---------- Data for processing ----------

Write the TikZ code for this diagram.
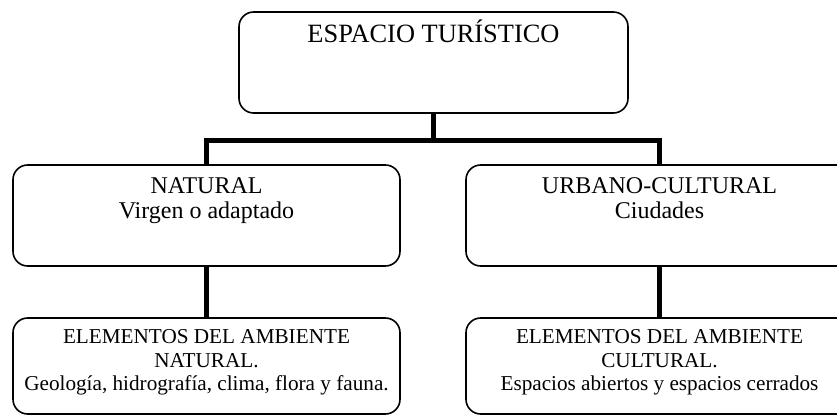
\documentclass[tikz,border=0pt]{standalone}
\usepackage{fontspec}
\setmainfont{Liberation Serif}
\usetikzlibrary{calc}
\tikzset{every picture/.style={line width=0.75pt}}
\tikzset{
  caja/.style={draw, rounded corners=11pt, line width=1.2pt, inner sep=0pt},
  rama/.style={line width=3.8pt},
  texto/.style={align=center, inner sep=0pt}
}

\begin{document}
\begin{tikzpicture}[x=0.75pt,y=0.75pt,yscale=-1,xscale=1]
	\useasboundingbox (0,0) rectangle (837,417);
	\clip (0,0) rectangle (837,417);

	%Cajas
	\node[caja, minimum width=291.75pt, minimum height=75.75pt] (esp) at (433.5,62.5) {};
	\node[caja, minimum width=290.25pt, minimum height=75.75pt] (nat) at (206.5,215.5) {};
	\node[caja, minimum width=290.25pt, minimum height=75.75pt] (urb) at (659.5,215.5) {};
	\node[caja, minimum width=290.25pt, minimum height=72pt] (amn) at (206.5,366) {};
	\node[caja, minimum width=290.25pt, minimum height=72pt] (amc) at (659.5,366) {};

	%Ramas
	\coordinate (bar) at (433.5,140.5);
	\draw[rama] (esp.south) -- (bar);
	\draw[rama] (nat.north) -- (nat.north |- bar) -- (urb.north |- bar) -- (urb.north);
	\draw[rama] (nat.south) -- (amn.north);
	\draw[rama] (urb.south) -- (amc.north);

	% Text Node
	\node[texto, anchor=base, font=\fontsize{19.8}{23}\selectfont] (tEsp) at (433.5,43) {ESPACIO TURÍSTICO};
	% Text Node
	\node[texto, anchor=north, font=\fontsize{18}{18.75}\selectfont] (tNat) at (206.5,177) {NATURAL\\Virgen o adaptado};
	% Text Node
	\node[texto, anchor=north, font=\fontsize{18}{18.75}\selectfont] (tUrb) at (659.5,177) {URBANO-CULTURAL\\Ciudades};
	% Text Node
	\node[texto, anchor=north, font=\fontsize{15.9}{17.6}\selectfont] (tAmn) at (206.5,329) {ELEMENTOS DEL AMBIENTE\\NATURAL.\\Geología, hidrografía, clima, flora y fauna.};
	% Text Node
	\node[texto, anchor=north, font=\fontsize{15.9}{17.6}\selectfont] (tAmc) at (659.5,329) {ELEMENTOS DEL AMBIENTE\\CULTURAL.\\Espacios abiertos y espacios cerrados};

\end{tikzpicture}
\end{document}
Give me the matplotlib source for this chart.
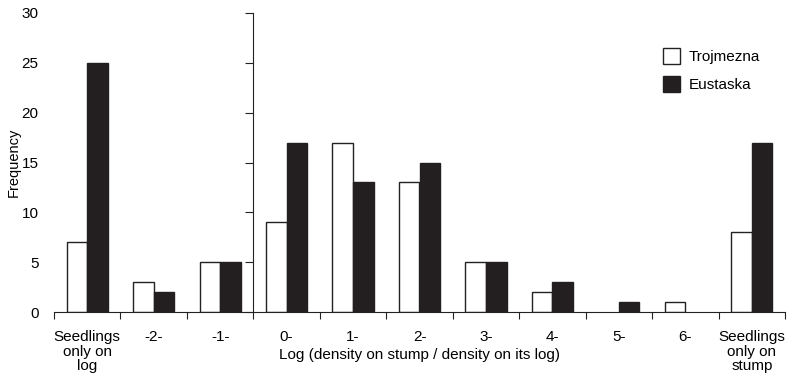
import matplotlib
matplotlib.use("Agg")
import matplotlib.pyplot as plt
import numpy as np

plt.rcParams["font.family"] = ["Liberation Sans", "DejaVu Sans"]

categories = ["Seedlings\nonly on\nlog", "-2-", "-1-", "0-", "1-", "2-", "3-",
              "4-", "5-", "6-", "Seedlings\nonly on\nstump"]
trojmezna = [7, 3, 5, 9, 17, 13, 5, 2, 0, 1, 8]
eustaska = [25, 2, 5, 17, 13, 15, 5, 3, 1, 0, 17]
series_names = ["Trojmezna", "Eustaska"]

bar_width = 0.31
font_size = 11

fig = plt.figure(figsize=(7.88, 3.8), dpi=100)
ax = fig.add_axes([54 / 788, 1 - 312 / 380, 731 / 788, 299 / 380])

x = np.arange(len(categories))
# zero-height bars get no outline
lw_t = [1.0 if v > 0 else 0 for v in trojmezna]
lw_e = [1.0 if v > 0 else 0 for v in eustaska]
ax.bar(x - bar_width / 2, trojmezna, width=bar_width, color="white",
       edgecolor="#222222", linewidth=lw_t, label=series_names[0])
ax.bar(x + bar_width / 2, eustaska, width=bar_width, color="#231f20",
       edgecolor="#231f20", linewidth=lw_e, label=series_names[1])

ax.set_xlim(-0.5, len(categories) - 0.5)
ax.set_ylim(0, 30)

# x axis: ticks between categories, labels at centres
ax.set_xticks(np.arange(-0.5, len(categories)), minor=False)
ax.set_xticklabels([])
ax.set_xticks(x, minor=True)
ax.set_xticklabels(categories, minor=True, fontsize=font_size, linespacing=1.05)
ax.tick_params(axis="x", which="major", direction="out", length=5, width=0.8, color="#222222")
ax.tick_params(axis="x", which="minor", length=0, pad=13)

# y labels at the far left, no spine there
ax.set_yticks([0, 5, 10, 15, 20, 25, 30])
ax.tick_params(axis="y", length=0, pad=11, labelsize=font_size)
for side in ["left", "top", "right"]:
    ax.spines[side].set_visible(False)
ax.spines["bottom"].set_linewidth(0.8)
ax.spines["bottom"].set_color("#222222")

# y spine drawn at the boundary between -1- and 0-
sec = ax.secondary_yaxis(3 / len(categories))
sec.set_yticks([0, 5, 10, 15, 20, 25, 30])
sec.tick_params(axis="y", direction="out", length=6, width=0.8, labelleft=False, color="#222222")
sec.spines["left"].set_linewidth(0.8)
sec.spines["left"].set_color("#222222")

ax.set_ylabel("Frequency", fontsize=font_size - 0.5)
ax.yaxis.set_label_coords(-0.045, 0.5)
ax.set_xlabel("Log (density on stump / density on its log)", fontsize=font_size)
ax.xaxis.set_label_coords(0.5, -0.12)

ax.legend(loc="upper right", bbox_to_anchor=(0.985, 0.93), frameon=False,
          fontsize=font_size, handlelength=1.1, handleheight=1.3,
          handletextpad=0.6, labelspacing=0.75)

plt.savefig("out.png", dpi=100)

----------

_Task requirements_. Only the lines between the line with "Give me the matplotlib source for this chart." and the line with "ax = fig.add_axes([54", inclusive, should be reproduced, exactly as written and without pictures.

_Completed exercise_.
Give me the matplotlib source for this chart.
import matplotlib
matplotlib.use("Agg")
import matplotlib.pyplot as plt
import numpy as np

plt.rcParams["font.family"] = ["Liberation Sans", "DejaVu Sans"]

categories = ["Seedlings\nonly on\nlog", "-2-", "-1-", "0-", "1-", "2-", "3-",
              "4-", "5-", "6-", "Seedlings\nonly on\nstump"]
trojmezna = [7, 3, 5, 9, 17, 13, 5, 2, 0, 1, 8]
eustaska = [25, 2, 5, 17, 13, 15, 5, 3, 1, 0, 17]
series_names = ["Trojmezna", "Eustaska"]

bar_width = 0.31
font_size = 11

fig = plt.figure(figsize=(7.88, 3.8), dpi=100)
ax = fig.add_axes([54 / 788, 1 - 312 / 380, 731 / 788, 299 / 380])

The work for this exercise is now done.